Since the beginning of the second half of 2020, the exchange rate of the onshore yuan has appreciated from about 7.1 against the greenback to about 6.46 as of Wednesday. Some experts expect the yuan to gain further this year.
As corporate earnings gradually normalize from COVID-19-related shocks, thanks to vaccine rollouts, it will be easier for buyers and owners to reach a consensus over asset valuation and make deals, said Wang.
The reviving outbound investment will come after the COVID-19 pandemic and rising scrutiny uncertainties hit cross-border M&A activities in 2020, especially in the first half of 2020. Global M&A value in 2020 fell sharply year-on-year by about 18 percent, according to Freshfields.
Manufacturing and consumer goods sectors in Europe are expected to attract more Chinese investment in 2021, while projects under the Belt and Road Initiative, such as the ones in Southeast Asia and South Asia, will continue to drive acquisitions by Chinese companies, Wang said.

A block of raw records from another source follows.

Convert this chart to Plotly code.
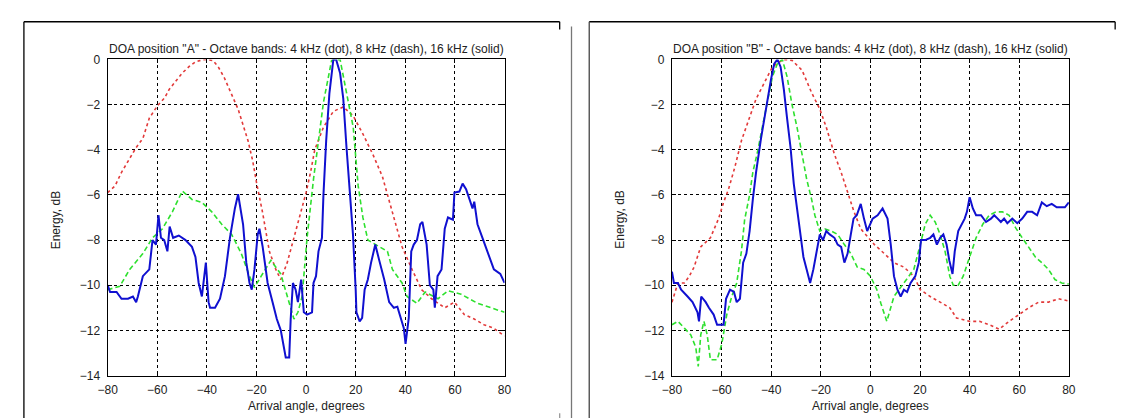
import plotly.graph_objects as go

# ---------------- data: panel A ----------------
a_red_x = [-80, -77, -74.4, -71.8, -68.5, -65.8, -63.2, -59.9, -57, -55.2, -52.5, -49.9, -47, -44.6, -42,
           -40, -37.5, -35.4, -33, -31.4, -29.4, -27.4, -25.4, -23.4, -21.5, -19.9, -17.5, -14.8,
           -12.2, -10.2, -7.6, -4.9, -2.3, 0, 1.8, 3.5, 7, 11, 15, 19, 22.9, 26.9, 30.8, 34.8,
           38.7, 42.7, 46.6, 50.6, 55.9, 59.8, 63.8, 67.8, 71.7, 75.6, 80]
a_red_y = [-5.9, -5.6, -5.0, -4.5, -3.9, -3.5, -2.6, -2.05, -1.7, -1.33, -0.95, -0.6, -0.3, -0.11, -0.02,
           0, -0.05, -0.33, -0.8, -1.2, -1.7, -2.2, -2.9, -3.6, -4.5, -5.5, -6.8, -8.5,
           -9.3, -9.75, -9.0, -7.9, -6.8, -5.9, -5.0, -4.0, -3.0, -2.3, -2.1, -2.5, -3.3, -4.2, -5.2, -6.8,
           -8.3, -9.3, -10.2, -10.6, -11.0, -10.75, -11.3, -11.5, -11.75, -11.9, -12.25]

a_grn_x = [-80, -75.1, -71.1, -65.8, -61.9, -57.9, -53.9, -49.9, -46, -42, -38, -34, -30, -26.1,
           -22.8, -20.8, -18.1, -14.2, -10.2, -7.6, -4.9, -3.3, -1.6, 0.4, 3, 7, 10.3, 13.7,
           16.3, 19, 21, 22.9, 24.9, 28.2, 32.8, 34.8, 38.7, 40.7, 44.7, 48, 53.2, 57.2, 62.5,
           69.1, 74.4, 80]
a_grn_y = [-10.2, -10.05, -9.3, -8.6, -7.9, -7.5, -6.75, -5.83, -6.2, -6.33, -6.75, -7.3, -7.75, -8.6,
           -9.6, -10.1, -9.6, -8.9, -9.5, -10.5, -11.5, -11.2, -10.5, -7.9, -5.3, -1.9, -0.04, 0,
           -1.5, -3.0, -5.6, -7.0, -8.0, -8.2, -8.5, -9.3, -9.9, -10.5, -10.8, -10.3, -10.6, -10.25, -10.4,
           -10.8, -11.0, -11.2]

a_blu_x = [-80, -79, -76.4, -74.4, -71.8, -69.8, -68.5, -67.8, -65.8, -63.2, -61.9, -60.5, -59.5,
           -58.5, -57.2, -55.9, -55, -53.6, -51.3, -48.6, -46, -44.6, -43.3, -42, -40.4, -39.3,
           -38.7, -36.7, -34.7, -32.7, -30.7, -28.7, -27.4, -25.4, -24.1, -22.8, -21.9, -20.8,
           -19.5, -18.8, -17.5, -15.5, -13.5, -11.8, -10.2, -8.9, -8.2, -6.8, -6.2, -5.3, -4.2,
           -3.3, -2.5, -2, -0.9, 0.4, 2.4, 3, 4, 5, 6.4, 7, 8.1, 9.4, 11, 12.1, 13.7, 15, 16.3,
           17.6, 18.9, 20, 20.3, 21.6, 22.6, 23.6, 24.9, 26.2, 27.9, 29.5, 31.5, 33.5, 35.4,
           36.8, 38.1, 39.4, 40.1, 41.4, 42.4, 43.4, 44.7, 46, 46.9, 48.6, 49.9, 51.3, 51.9, 53,
           54.6, 55.9, 57.2, 59.2, 59.8, 61.8, 63.1, 64.5, 66.2, 67.1, 67.8, 69.1, 71.1, 72.4,
           73.7, 75.7, 78.3, 80]
a_blu_y = [-10.0, -10.3, -10.3, -10.6, -10.6, -10.5, -10.75, -10.5, -9.6, -9.3, -8.0, -8.2, -6.9,
           -7.9, -8.0, -8.5, -7.4, -7.9, -7.8, -8.0, -8.3, -8.75, -9.9, -10.5, -9.0, -10.75,
           -11.0, -11.0, -10.6, -9.6, -7.9, -6.6, -5.97, -7.3, -9.0, -9.9, -10.2, -9.3,
           -7.75, -7.5, -8.3, -9.9, -10.75, -11.5, -12.0, -12.75, -13.2, -13.2, -11.5, -9.9, -10.2,
           -10.75, -10.2, -9.75, -11.2, -11.3, -11.2, -9.9, -9.6, -8.5, -7.9, -6.0, -3.6, -1.5, 0, 0, -0.6, -1.75, -3.9,
           -5.75, -7.75, -10.2, -11.2, -11.6, -11.45, -10.2, -9.75, -9.0, -8.2, -8.9, -9.75, -10.75, -11.0,
           -10.95, -11.45, -11.9, -12.6, -11.45, -8.5, -8.2, -8.0, -7.3, -7.2, -8.2, -10.0, -10.2, -11.0, -9.6,
           -9.3, -7.5, -7.0, -7.1, -5.9, -5.85, -5.5, -5.75, -6.3, -6.6, -6.3, -7.3, -7.9, -8.3,
           -8.75, -9.3, -9.5, -9.9]

# ---------------- data: panel B ----------------
b_red_x = [-80, -77.6, -75, -73, -71.1, -68.4, -64.5, -61.2, -59.2, -57.2, -54.6, -52, -49.3, -46.1,
           -42.8, -39.5, -36.8, -34.2, -31.6, -27.6, -23.7, -20.4, -17.8, -14.5, -11.8, -9.2, -6.6,
           -3.9, 0, 1.6, 5.6, 9.5, 13.5, 17.5, 20.1, 24.1, 28.1, 32, 34.7, 40, 44, 47.9, 51.9,
           55.9, 59.9, 63.8, 67.8, 71.8, 75.8, 80]
b_red_y = [-10.75, -9.9, -9.9, -9.6, -9.2, -8.3, -7.9, -7.05, -6.33, -5.75, -4.75, -3.6, -2.75, -1.75,
           -1.04, -0.33, -0.11, 0, -0.04, -0.47, -1.47, -2.2, -3.0, -4.2, -5.0, -5.9, -6.75,
           -7.5, -8.0, -8.2, -8.6, -9.0, -9.2, -9.6, -10.2, -10.5, -10.75, -11.0, -11.45, -11.6, -11.6, -11.75, -11.95,
           -11.6, -11.3, -11.0, -10.75, -10.75, -10.6, -10.7]

b_grn_x = [-80, -77.6, -75, -72.4, -70.4, -69.4, -68.4, -67.1, -65.8, -64.5, -61.8, -59.9, -57.9,
           -55.9, -53.9, -52, -50.7, -48.7, -47.4, -45.4, -43.4, -41.4, -39.5, -37.5, -35.5, -33.6,
           -31.6, -29.6, -27.6, -25.7, -23.7, -22.4, -20.4, -18.4, -15.8, -13.2, -10.5, -7.9, -5.3,
           -2.6, 0, 2.6, 4.2, 6.6, 9.5, 13.5, 17.5, 20.1, 22.1, 24.1, 26.1, 28.1, 30.1, 32, 33.4,
           35.4, 37.4, 40, 42.6, 45.3, 47.9, 50.6, 53.2, 55.9, 58.5, 61.2, 63.8, 66.5, 69.1, 71.8,
           74.4, 77.1, 80]
b_grn_y = [-11.75, -11.6, -11.9, -12.2, -12.75, -13.6, -12.2, -11.6, -12.2, -13.3, -13.3, -12.6, -11.3,
           -10.5, -9.9, -8.5, -7.1, -6.0, -5.0, -4.04, -2.9, -1.75, -0.76, -0.19, 0, -0.76,
           -2.0, -3.0, -4.2, -5.3, -6.2, -6.9, -7.6, -7.5, -7.6, -7.75, -8.2, -8.6, -9.2,
           -9.3, -9.6, -10.2, -10.8, -11.6, -10.5, -9.9, -9.3, -8.2, -7.3, -6.9, -7.2, -7.75, -8.5, -9.6, -10.0,
           -10.0, -9.6, -8.75, -7.9, -7.3, -6.9, -6.75, -6.75, -6.9, -7.45, -7.9, -8.3, -8.75, -9.0, -9.3,
           -9.75, -9.9, -9.95]

b_blu_x = [-80, -79.2, -77.6, -76.3, -73.7, -71.7, -69.7, -69.1, -68.2, -66.4, -65.1, -63.2, -61.8,
           -59.2, -58.2, -56.6, -55, -53.9, -52.6, -51.3, -50, -48.7, -47.4, -46.1, -44.1, -42.8,
           -41.4, -40.1, -38.8, -37.5, -36.2, -34.9, -33.6, -32.2, -30.9, -29.6, -28.3, -27, -25.7,
           -24.3, -23, -21.7, -20.4, -19.1, -17.8, -16.4, -14.5, -13.2, -11.8, -10.5, -9.2, -7.9,
           -6.8, -5.5, -3.9, -2.6, -1.3, 0.9, 2.9, 4.9, 6.9, 8.2, 9.5, 10.9, 12.2, 13.5, 14.8,
           16.2, 18.1, 19.5, 20.4, 22.1, 24.1, 25.4, 26.8, 28.1, 29.4, 30.7, 31.8, 33.1, 34,
           35.4, 36.7, 38, 38.9, 40, 41.3, 42.6, 44.6, 46.6, 48.6, 49.9, 51.3, 52.6, 53.9, 55.2,
           57.2, 59.2, 61.2, 63.2, 65.2, 67.2, 69.1, 71.1, 73.1, 75.1, 77.1, 78.4, 80]
b_blu_y = [-9.4, -9.9, -9.9, -10.2, -10.5, -10.75, -11.2, -11.6, -10.5, -10.75, -11.0, -11.3, -11.75,
           -11.75, -10.6, -10.2, -10.3, -10.75, -10.6, -9.0, -8.6, -7.6, -6.2, -5.0, -3.5, -2.6,
           -1.6, -0.9, -0.2, 0, -0.33, -1.33, -2.6, -3.9, -5.5, -6.6, -7.9, -8.75, -9.3,
           -9.9, -9.3, -8.6, -7.75, -8.0, -7.6, -7.75, -7.9, -8.2, -8.3, -9.0, -8.6, -7.75,
           -7.05, -6.9, -6.4, -7.05, -7.6, -7.05, -6.9, -6.6, -7.05, -8.2, -9.6, -10.2, -10.5, -10.2, -10.3,
           -9.9, -9.6, -9.0, -8.0, -8.0, -7.9, -7.75, -8.2, -7.9, -7.75, -8.2, -8.9, -9.5, -8.5,
           -7.6, -7.3, -7.05, -6.75, -6.1, -6.6, -6.9, -6.9, -7.2, -7.05, -6.9, -7.05, -7.2, -7.05, -7.25,
           -7.05, -7.25, -7.05, -6.75, -6.75, -6.9, -6.33, -6.5, -6.4, -6.55, -6.55, -6.55, -6.33]

x_ticks = [-80, -60, -40, -20, 0, 20, 40, 60, 80]
y_ticks = [-14, -12, -10, -8, -6, -4, -2, 0]
titles = ['DOA position "A" - Octave bands: 4 kHz (dot), 8 kHz (dash), 16 kHz (solid)',
          'DOA position "B" - Octave bands: 4 kHz (dot), 8 kHz (dash), 16 kHz (solid)']
x_title = "Arrival angle, degrees"
y_title = "Energy, dB"

W, H = 1124, 418
FONT = "Liberation Sans, Arial, sans-serif"
RED, GRN, BLU = "#e23a3a", "#2ee02e", "#1010d0"


def px(x):
    return x / W


def py(y):
    return 1 - y / H


fig = go.Figure()
panels = [
    (a_red_x, a_red_y, a_grn_x, a_grn_y, a_blu_x, a_blu_y, "x", "y"),
    (b_red_x, b_red_y, b_grn_x, b_grn_y, b_blu_x, b_blu_y, "x2", "y2"),
]
for rx, ry, gx, gy, bx, by, xa, ya in panels:
    fig.add_trace(go.Scatter(x=rx, y=ry, mode="lines", xaxis=xa, yaxis=ya,
                             line=dict(color=RED, width=1.6, dash="dot"), showlegend=False))
    fig.add_trace(go.Scatter(x=gx, y=gy, mode="lines", xaxis=xa, yaxis=ya,
                             line=dict(color=GRN, width=1.6, dash="5px,3px"), showlegend=False))
    fig.add_trace(go.Scatter(x=bx, y=by, mode="lines", xaxis=xa, yaxis=ya,
                             line=dict(color=BLU, width=2), showlegend=False))

plot_l = [91, 664]
plot_r = [494, 1067]
plot_t, plot_b = 46, 373

axis_common = dict(showline=True, mirror="ticks", linecolor="black", linewidth=1,
                   ticks="inside", ticklen=4, tickcolor="black",
                   showgrid=True, gridcolor="black", gridwidth=1, griddash="dot",
                   zeroline=False, tickfont=dict(family=FONT, size=12, color="#222"))

layout = dict(width=W, height=H, margin=dict(l=0, r=0, t=0, b=0),
              paper_bgcolor="white", plot_bgcolor="white", showlegend=False)
for i, (xk, yk, ax) in enumerate([("xaxis", "yaxis", "y"), ("xaxis2", "yaxis2", "y2")]):
    layout[xk] = dict(domain=[px(plot_l[i]), px(plot_r[i])], range=[-80, 80],
                      tickvals=x_ticks, anchor=ax, ticklabelstandoff=3, **axis_common)
    layout[yk] = dict(domain=[py(plot_b), py(plot_t)], range=[-14, 0],
                      tickvals=y_ticks, anchor="x" if i == 0 else "x2",
                      ticklabelstandoff=4, **axis_common)
fig.update_layout(**layout)

annotations = []
for i in range(2):
    cx = (plot_l[i] + plot_r[i]) / 2
    annotations.append(dict(text=titles[i], x=px(cx), y=py(35), xref="paper", yref="paper",
                            xanchor="center", yanchor="middle", showarrow=False,
                            font=dict(family=FONT, size=12, color="#222")))
    annotations.append(dict(text=x_title, x=px(cx), y=py(405), xref="paper", yref="paper",
                            xanchor="center", yanchor="middle", showarrow=False,
                            font=dict(family=FONT, size=12, color="#222")))
    annotations.append(dict(text=y_title, x=px(plot_l[i] - 53), y=py(212), xref="paper", yref="paper",
                            xanchor="center", yanchor="middle", showarrow=False, textangle=-90,
                            font=dict(family=FONT, size=12, color="#222")))
fig.update_layout(annotations=annotations)

# page frames around the two panels
frame = [
    (6, 7, 550, 7, "black"), (6, 7, 6, 418, "black"), (550, 7, 550, 15, "black"),
    (550, 412, 550, 418, "#999"),
    (562, 12, 562, 418, "#777"),
    (580, 7, 1114, 7, "black"), (580, 7, 580, 418, "#444"), (1114, 7, 1114, 15, "black"),
]
shapes = []
for x0, y0, x1, y1, c in frame:
    shapes.append(dict(type="line", xref="paper", yref="paper", x0=px(x0), y0=py(y0),
                       x1=px(x1), y1=py(y1), line=dict(color=c, width=1.3)))
fig.update_layout(shapes=shapes)

fig.write_html("out.html")
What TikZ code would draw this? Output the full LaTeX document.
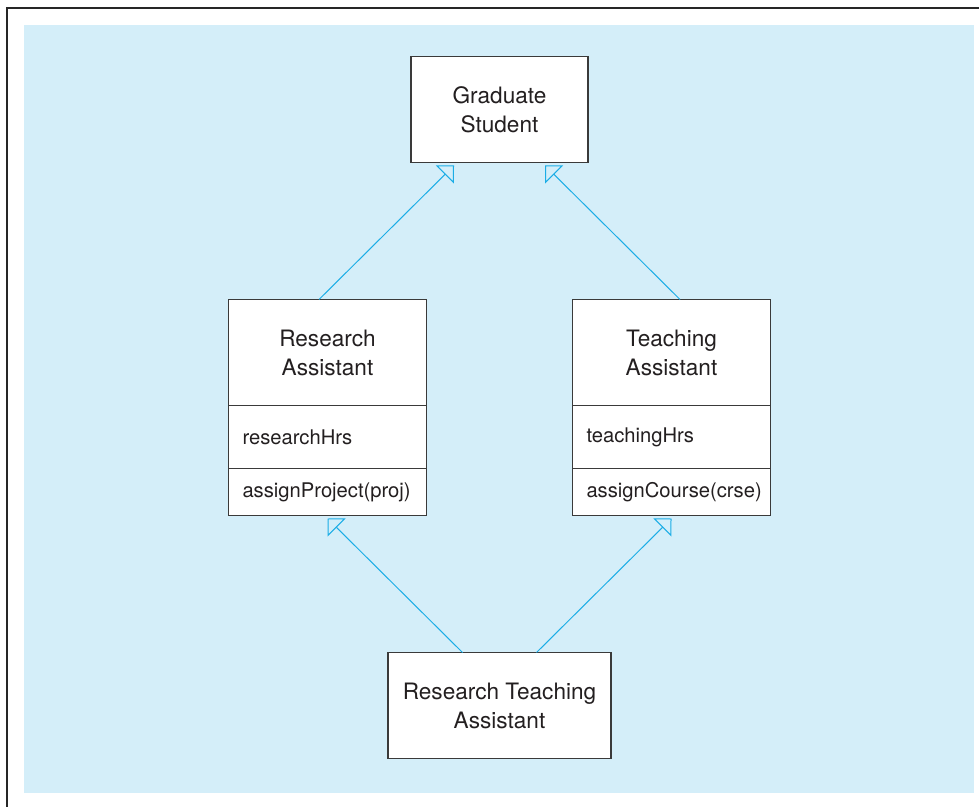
\documentclass[tikz,border=0pt]{standalone}
\usepackage{fontspec}
\setmainfont{TeX Gyre Heros}
\usepackage{xcolor}
\usetikzlibrary{positioning, arrows.meta}
\definecolor{bgBlue}{RGB}{212,238,249}
\definecolor{umlCyan}{RGB}{27,173,230}
\definecolor{boxGray}{RGB}{58,58,58}
\definecolor{textGray}{RGB}{35,31,32}
\newcommand{\clsfont}{\fontsize{11.3}{14.5}\selectfont}
\newcommand{\memfont}{\fontsize{10.1}{12}\selectfont}

\begin{document}
\begin{tikzpicture}[
    x=0.5pt, y=-0.5pt,
    clase/.style={
        rectangle,
        draw=boxGray,
        fill=white,
        text=textGray,
        line width=0.65pt,
        outer sep=0pt,
        align=center,
        minimum height=53pt,
        font=\clsfont
    },
    miembro/.style={
        rectangle,
        draw=boxGray,
        fill=white,
        text=textGray,
        line width=0.65pt,
        outer sep=0pt,
        inner xsep=7pt,
        text width=85pt,
        align=left,
        font=\memfont
    },
    herencia/.style={
        draw=umlCyan,
        line width=0.5pt,
        -{Triangle[open, length=6.4pt, width=12.7pt]}
    }
]

    \useasboundingbox (0,0) rectangle (979,807);
    \draw[line width=1.25pt, black!85] (7,807) |- (979,8);
    \fill[bgBlue] (24,25) rectangle (974,793);

    \node[clase, minimum width=88.5pt] (gs) at (499.5,109.5) {Graduate\\Student};

    \node[clase, minimum width=99pt, below=68.5pt of gs, xshift=-86pt] (ra) {Research\\Assistant};
    \node[miembro, minimum height=31.5pt, below=0pt of ra] (raAttr) {researchHrs};
    \node[miembro, minimum height=23.5pt, below=0pt of raAttr] (raOp) {assignProject(proj)};

    \node[clase, minimum width=99pt, below=68.5pt of gs, xshift=86pt] (ta) {Teaching\\Assistant};
    \node[miembro, minimum height=31.5pt, below=0pt of ta] (taAttr) {teachingHrs};
    \node[miembro, minimum height=23.5pt, below=0pt of taAttr] (taOp) {assignCourse(crse)};

    \node[clase, minimum width=111.5pt, below=68.5pt of raOp, xshift=86pt] (rta) {Research Teaching\\Assistant};

    \draw[herencia] ([xshift=-4.25pt]ra.north) -- ([xshift=-22.75pt, yshift=-1.5pt]gs.south);
    \draw[herencia] ([xshift=4.25pt]ta.north) -- ([xshift=22.75pt, yshift=-1.5pt]gs.south);
    \draw[herencia] ([xshift=-18.5pt]rta.north) -- ([yshift=-1.5pt]raOp.south);
    \draw[herencia] ([xshift=18.5pt]rta.north) -- ([yshift=-1.5pt]taOp.south);

\end{tikzpicture}
\end{document}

"Investment focus under the BRI may gradually shift from large-scale infrastructure to sectors like medical care, consumer goods, and manufacturing, which will bring in more participation from private companies and less from State-owned ones," Wang said.
The China-European Union Comprehensive Agreement on Investment, once it takes effect, will add fuel to Chinese investment in the EU, he said, as the treaty strengthens legal protection for Chinese investment in the EU and opens investment opportunities in the renewable energy sector to Chinese companies.
On Dec 30, Chinese and European leaders jointly announced the completion of negotiations of the bilateral investment deal.
Wang Tao, chief China economist at global investment bank UBS, said the agreement can help mitigate regulatory uncertainties that could restrict Chinese investments in the EU, and at the same time attract more EU investment into China by expanding market access and improving transparency.
But the EU's scrutiny of Chinese investment may linger and even tighten across some sensitive sectors, such as key infrastructure and advanced high-tech manufacturing, said Wang from Freshfields.
"In general, outbound M&A activity by Chinese companies will rise in 2021 but so will the regulatory challenges they face," he said, adding that government scrutiny may especially toughen in economies like the United Kingdom, Australia and Canada.
Partly to tackle scrutiny uncertainty, some Chinese companies have cooperated with overseas investors or sought financing from international financial institutions in their outbound investment projects, Wang said.